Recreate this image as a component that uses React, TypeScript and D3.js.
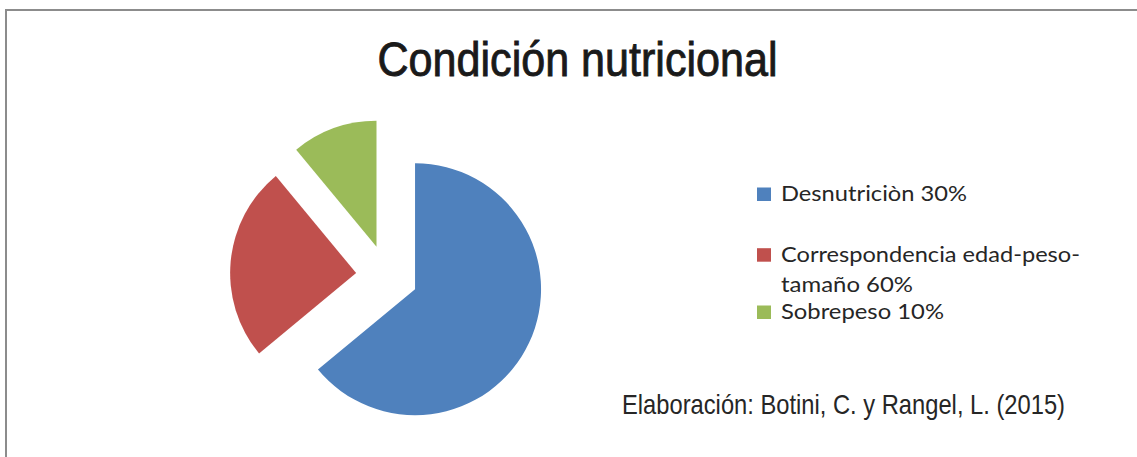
import React from "react";
import * as d3 from "d3";

const categories = ["Desnutriciòn 30%", "Correspondencia edad-peso-tamaño 60%", "Sobrepeso 10%"];
const legendLines = [["Desnutriciòn 30%"], ["Correspondencia edad-peso-", "tamaño 60%"], ["Sobrepeso 10%"]];
const legendWidths = [[186], [299, 132], [163]];
const values = [64, 25, 11];
const colors = ["#4F81BD", "#C0504D", "#9BBB59"];
const title = "Condición nutricional";
const source = "Elaboración: Botini, C. y Rangel, L. (2015)";

export default function App() {
  const W = 1137, H = 457;
  const cx = 387, cy = 276, r = 126, explode = 31;
  const pie = d3.pie<number>().sort(null).value((d) => d);
  const arcs = pie(values);
  const arc = d3.arc<d3.PieArcDatum<number>>().innerRadius(0).outerRadius(r);
  const legendY = [201, 261.7, 319];
  const lineH = 30;
  return (
    <svg width={W} height={H} style={{ position: "absolute", left: 0, top: 0, background: "#fff" }}>
      <path d={`M6,${H} V10 H${W}`} fill="none" stroke="#8c8c8c" strokeWidth={2} />
      <text x={577.5} y={76} textAnchor="middle" fontFamily="'Liberation Sans Narrow', 'Liberation Sans', Arial" fontSize={48} fill="#1a1a1a" stroke="#1a1a1a" strokeWidth={0.9} textLength={400} lengthAdjust="spacingAndGlyphs">{title}</text>
      <g transform={`translate(${cx},${cy})`}>
        {arcs.map((a, i) => {
          const mid = (a.startAngle + a.endAngle) / 2;
          const dx = Math.sin(mid) * explode, dy = -Math.cos(mid) * explode;
          return <path key={categories[i]} d={arc(a) || ""} fill={colors[i]} transform={`translate(${dx},${dy})`} />;
        })}
      </g>
      {legendLines.map((lines, i) => (
        <g key={i}>
          <rect x={757} y={legendY[i] - 13.5} width={14} height={13.5} fill={colors[i]} />
          {lines.map((t, j) => (
            <text key={j} x={781} y={legendY[i] + j * lineH} fontFamily="Lato, 'Open Sans', sans-serif" fontSize={22} fill="#262626" textLength={legendWidths[i][j]} lengthAdjust="spacingAndGlyphs">{t}</text>
          ))}
        </g>
      ))}
      <g transform="translate(622,414) scale(1,1.17)">
        <text x={0} y={0} fontFamily="'Liberation Sans Narrow', 'Liberation Sans', Arial" fontSize={24} fill="#262626" textLength={443} lengthAdjust="spacingAndGlyphs">{source}</text>
      </g>
    </svg>
  );
}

——

- STATED GOAL
Leave out the pictures and print every line of the data exactly.

- WORKED SOLUTION
Recreate this image as a component that uses React, TypeScript and D3.js.
import React from "react";
import * as d3 from "d3";

const categories = ["Desnutriciòn 30%", "Correspondencia edad-peso-tamaño 60%", "Sobrepeso 10%"];
const legendLines = [["Desnutriciòn 30%"], ["Correspondencia edad-peso-", "tamaño 60%"], ["Sobrepeso 10%"]];
const legendWidths = [[186], [299, 132], [163]];
const values = [64, 25, 11];
const colors = ["#4F81BD", "#C0504D", "#9BBB59"];
const title = "Condición nutricional";
const source = "Elaboración: Botini, C. y Rangel, L. (2015)";

export default function App() {
  const W = 1137, H = 457;
  const cx = 387, cy = 276, r = 126, explode = 31;
  const pie = d3.pie<number>().sort(null).value((d) => d);
  const arcs = pie(values);
  const arc = d3.arc<d3.PieArcDatum<number>>().innerRadius(0).outerRadius(r);
  const legendY = [201, 261.7, 319];
  const lineH = 30;
  return (
    <svg width={W} height={H} style={{ position: "absolute", left: 0, top: 0, background: "#fff" }}>
      <path d={`M6,${H} V10 H${W}`} fill="none" stroke="#8c8c8c" strokeWidth={2} />
      <text x={577.5} y={76} textAnchor="middle" fontFamily="'Liberation Sans Narrow', 'Liberation Sans', Arial" fontSize={48} fill="#1a1a1a" stroke="#1a1a1a" strokeWidth={0.9} textLength={400} lengthAdjust="spacingAndGlyphs">{title}</text>
      <g transform={`translate(${cx},${cy})`}>
        {arcs.map((a, i) => {
          const mid = (a.startAngle + a.endAngle) / 2;
          const dx = Math.sin(mid) * explode, dy = -Math.cos(mid) * explode;
          return <path key={categories[i]} d={arc(a) || ""} fill={colors[i]} transform={`translate(${dx},${dy})`} />;
        })}
      </g>
      {legendLines.map((lines, i) => (
        <g key={i}>
          <rect x={757} y={legendY[i] - 13.5} width={14} height={13.5} fill={colors[i]} />
          {lines.map((t, j) => (
            <text key={j} x={781} y={legendY[i] + j * lineH} fontFamily="Lato, 'Open Sans', sans-serif" fontSize={22} fill="#262626" textLength={legendWidths[i][j]} lengthAdjust="spacingAndGlyphs">{t}</text>
          ))}
        </g>
      ))}
      <g transform="translate(622,414) scale(1,1.17)">
        <text x={0} y={0} fontFamily="'Liberation Sans Narrow', 'Liberation Sans', Arial" fontSize={24} fill="#262626" textLength={443} lengthAdjust="spacingAndGlyphs">{source}</text>
      </g>
    </svg>
  );
}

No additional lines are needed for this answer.